Фильм "Осень в Нью-Йорке" - типичная мелодрама с совершенно предсказуемым сюжетом; однако устами одного из героев создатели фильма заранее соглашаются с подобным выводом, намекая на то, что все печальные истории похожи, но это не мешает им быть уникальными. Любовная история в рамке городской осени, под звон бисеринок мастерицы шляп, хозяйки хрустального, рвущегося, ускользающего, блистающего, как капельки вечного маленького водопада, мирка, маленькая история на фоне большого мира с его суетой, отсылающая к знакомым романам и фильмам, несомненно запоминается. Камера оператора то приближает лица, словно веля запомнить их черты, то отдаляет фигурки людей, заставляя их теряться в громоздком золоте и белёсости предрождественских холодов. Под строки туманно-хрустальных стихотворений, под романтические звуки музыки разыгрывается обычная история мести: любовь мстит тому, кто пренебрегал ею, переворачивает с ног на голову желание человека жить здесь и сейчас. Идея о невозможности будущего двух людей воплощается зримо и страшно. И эта нотка мести, возможно, становится одним из отличий этой истории о любви перед лицом смерти от тысячи подобных ей.
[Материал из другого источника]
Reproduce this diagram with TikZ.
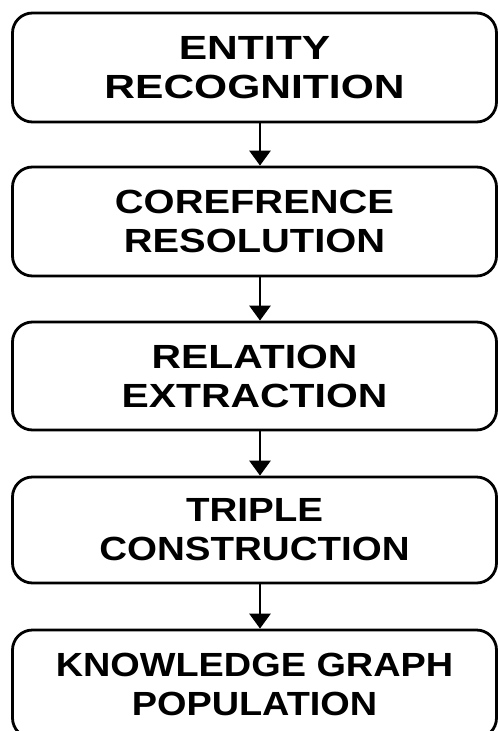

Когда-то Ричард Гир и Вайнона Райдер были номинированы на "Золотую малину" за роли в этом фильме. Возможно, первый взгляд на их работу и вызывал разочарование: от некоторого пережима актеры не ушли. Возможно, на поверхности лежала забавная мысль о том, что женщина-режиссер с одинаковой ловкостью уместила в один фильм шляпки, салаты и трагедию. Но, очевидно, эту историю и эту игру нельзя воспринимать слишком буквально: происходящее умышленно приподнято. Если видеть картину не сквозь бесцветные очки реализма, а сквозь хрустальную призму романтизма, история стареющего ловеласа-ресторатора и маленького чуда в облике не по годам мудрой, парадоксально мыслящей, непредсказуемой, вот-вот готовой к полёту над миром с его пугающими туманами женщины-птицы становится и достоверной, и целомудренно-трепетной. В этом романтическом целомудрии фильма, в намеренном флёре чувствительности, не переходящей в пошлую сентиментальность, возможно, и кроется его успех у зрителей. Фильм не выжимает слёзы; он, как героиня, забирает чувство времени у зрителей, заставляя со-проживать и сопереживать искренне. Герои запоминаются: она, живая, неподвластная смерти, отважная и сияющая, не имеющая времени говорить неправду и откладывать всё самое главное на потом, искренне и заразительно смеющаяся, и он, до поры словно не взрослеющий, порывистый и безответственный, к концу фильма успокоившийся каким-то новым, недоступным ему раньше спокойствием любящего и любимого человека. Запоминается столкновение двух принципиально разных миров: живого, ценящего ощутимое, и творческого, неотмирного, столкновение, приведшее не ко взрыву, но к гармонии.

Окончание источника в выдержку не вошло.